The officers arrested the defendant in the lobby of his apartment building, took him to the apartment, knocked on his door, and when it was opened by Colon, entered the apartment without requesting or receiving permission. The officers conducted a limited security check of the apartment and in the process, observed in plain view various drug paraphernalia. Colon was arrested and he and the defendant were taken into custody. Two officers remained in the apartment awaiting the warrant, but because of administrative delay, the warrant was not issued until nineteen hours after the initial entry. In the search pursuant to the warrant, the agents discovered cocaine and records of narcotics transactions.

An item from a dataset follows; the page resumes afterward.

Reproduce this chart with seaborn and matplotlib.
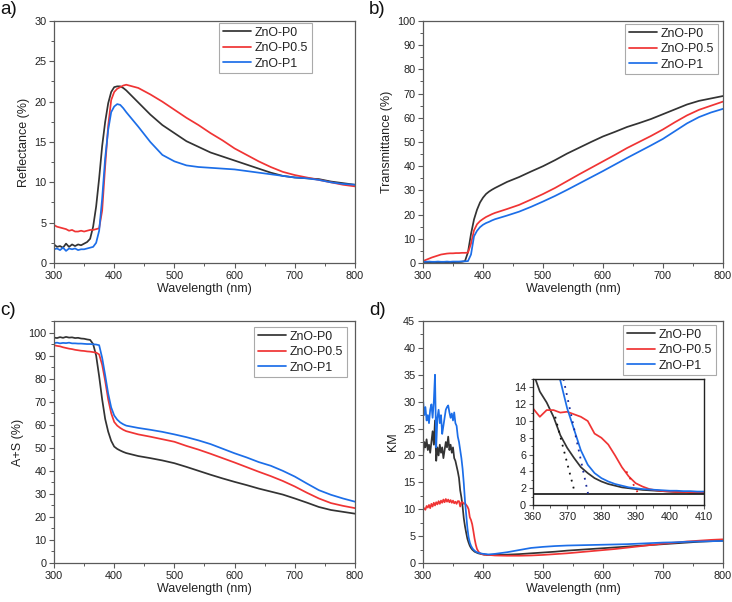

Whether the initial entry by the officers was lawful?
Yes. When officers, having probable cause, enter a premises, and secure the premises while others, in good faith, are in the process of obtaining a search warrant, they do not offend the Fourth Amendment.
A seizure affects possessory interests. A search affects privacy interests. Therefore, a warrantless seizure of a person’s property can be reasonable on the basis of probable cause but a warrantless search might be unreasonable.
In this case, the officers had probable cause in advance that there was a criminal enterprise being conducted in the defendant’s apartment. Securing the premises from within was no greater an interference with the defendant’s possessory interests (a seizure) than a perimeter stakeout. Under either method, officers control the apartment pending the arrival of a search warrant. Further, there was no evidence that the officers exploited the defendant’s privacy interests while in the apartment. They simply awaited issuance of the warrant.
As a secondary point, the exclusionary rule suppresses evidence not only obtained as a direct result of an illegal search or seizure, but also evidence later found to be derivative of that illegal venture. However, evidence is not to be excluded if the connection between the government conduct and the discovery and seizure of the evidence is so attenuated as to dissipate the illegal taint. Therefore, whether the initial entry was legal is irrelevant to the admissibility of the challenged evidence because there was an independent source for the warrant under which that evidence was seized. None of the information on which the warrant was secured was based on the initial entry into the defendant’s apartment.